Job = Give back exactly the lines from the start of the listing to the line containing "ax.bar(x + off, poglowie, w, color=CIEMNY, zorder=3)", inclusive, and nothing beyond them.

Collected material =
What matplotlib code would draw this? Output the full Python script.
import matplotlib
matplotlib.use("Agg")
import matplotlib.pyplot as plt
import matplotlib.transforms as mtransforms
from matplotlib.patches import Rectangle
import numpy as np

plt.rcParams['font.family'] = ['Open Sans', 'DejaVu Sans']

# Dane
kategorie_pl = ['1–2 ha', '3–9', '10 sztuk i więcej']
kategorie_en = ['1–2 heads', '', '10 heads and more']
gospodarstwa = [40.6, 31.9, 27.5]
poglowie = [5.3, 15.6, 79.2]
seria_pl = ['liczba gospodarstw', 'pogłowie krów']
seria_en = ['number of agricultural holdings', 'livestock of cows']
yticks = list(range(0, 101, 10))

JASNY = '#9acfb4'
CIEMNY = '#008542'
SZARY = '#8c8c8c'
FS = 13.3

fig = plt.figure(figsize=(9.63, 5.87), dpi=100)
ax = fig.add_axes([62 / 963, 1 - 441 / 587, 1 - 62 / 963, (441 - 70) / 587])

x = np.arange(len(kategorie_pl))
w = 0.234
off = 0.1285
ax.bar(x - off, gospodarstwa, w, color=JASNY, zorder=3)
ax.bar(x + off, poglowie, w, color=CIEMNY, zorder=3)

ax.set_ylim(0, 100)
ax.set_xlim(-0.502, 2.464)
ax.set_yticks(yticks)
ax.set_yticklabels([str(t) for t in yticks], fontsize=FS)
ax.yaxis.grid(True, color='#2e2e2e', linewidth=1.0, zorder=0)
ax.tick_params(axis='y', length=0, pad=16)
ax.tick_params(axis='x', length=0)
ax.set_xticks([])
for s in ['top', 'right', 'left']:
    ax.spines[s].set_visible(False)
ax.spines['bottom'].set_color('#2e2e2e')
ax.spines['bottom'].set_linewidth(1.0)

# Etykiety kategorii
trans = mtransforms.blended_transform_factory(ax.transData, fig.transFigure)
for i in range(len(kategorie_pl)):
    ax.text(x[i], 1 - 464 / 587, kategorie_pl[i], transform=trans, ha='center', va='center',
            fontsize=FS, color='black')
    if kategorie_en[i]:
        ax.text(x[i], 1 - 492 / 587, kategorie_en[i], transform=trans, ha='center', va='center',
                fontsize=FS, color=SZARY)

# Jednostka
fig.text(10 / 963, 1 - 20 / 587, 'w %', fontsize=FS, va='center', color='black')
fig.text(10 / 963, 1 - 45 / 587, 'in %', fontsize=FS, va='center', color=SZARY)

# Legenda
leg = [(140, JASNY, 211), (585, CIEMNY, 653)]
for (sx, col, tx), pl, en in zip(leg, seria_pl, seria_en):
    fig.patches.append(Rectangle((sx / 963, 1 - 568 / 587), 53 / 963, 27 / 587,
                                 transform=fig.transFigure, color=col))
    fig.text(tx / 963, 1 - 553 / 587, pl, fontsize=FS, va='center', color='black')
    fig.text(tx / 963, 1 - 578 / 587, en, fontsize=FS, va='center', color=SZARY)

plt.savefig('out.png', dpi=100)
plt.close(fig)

Exercise answer =
What matplotlib code would draw this? Output the full Python script.
import matplotlib
matplotlib.use("Agg")
import matplotlib.pyplot as plt
import matplotlib.transforms as mtransforms
from matplotlib.patches import Rectangle
import numpy as np

plt.rcParams['font.family'] = ['Open Sans', 'DejaVu Sans']

# Dane
kategorie_pl = ['1–2 ha', '3–9', '10 sztuk i więcej']
kategorie_en = ['1–2 heads', '', '10 heads and more']
gospodarstwa = [40.6, 31.9, 27.5]
poglowie = [5.3, 15.6, 79.2]
seria_pl = ['liczba gospodarstw', 'pogłowie krów']
seria_en = ['number of agricultural holdings', 'livestock of cows']
yticks = list(range(0, 101, 10))

JASNY = '#9acfb4'
CIEMNY = '#008542'
SZARY = '#8c8c8c'
FS = 13.3

fig = plt.figure(figsize=(9.63, 5.87), dpi=100)
ax = fig.add_axes([62 / 963, 1 - 441 / 587, 1 - 62 / 963, (441 - 70) / 587])

x = np.arange(len(kategorie_pl))
w = 0.234
off = 0.1285
ax.bar(x - off, gospodarstwa, w, color=JASNY, zorder=3)
ax.bar(x + off, poglowie, w, color=CIEMNY, zorder=3)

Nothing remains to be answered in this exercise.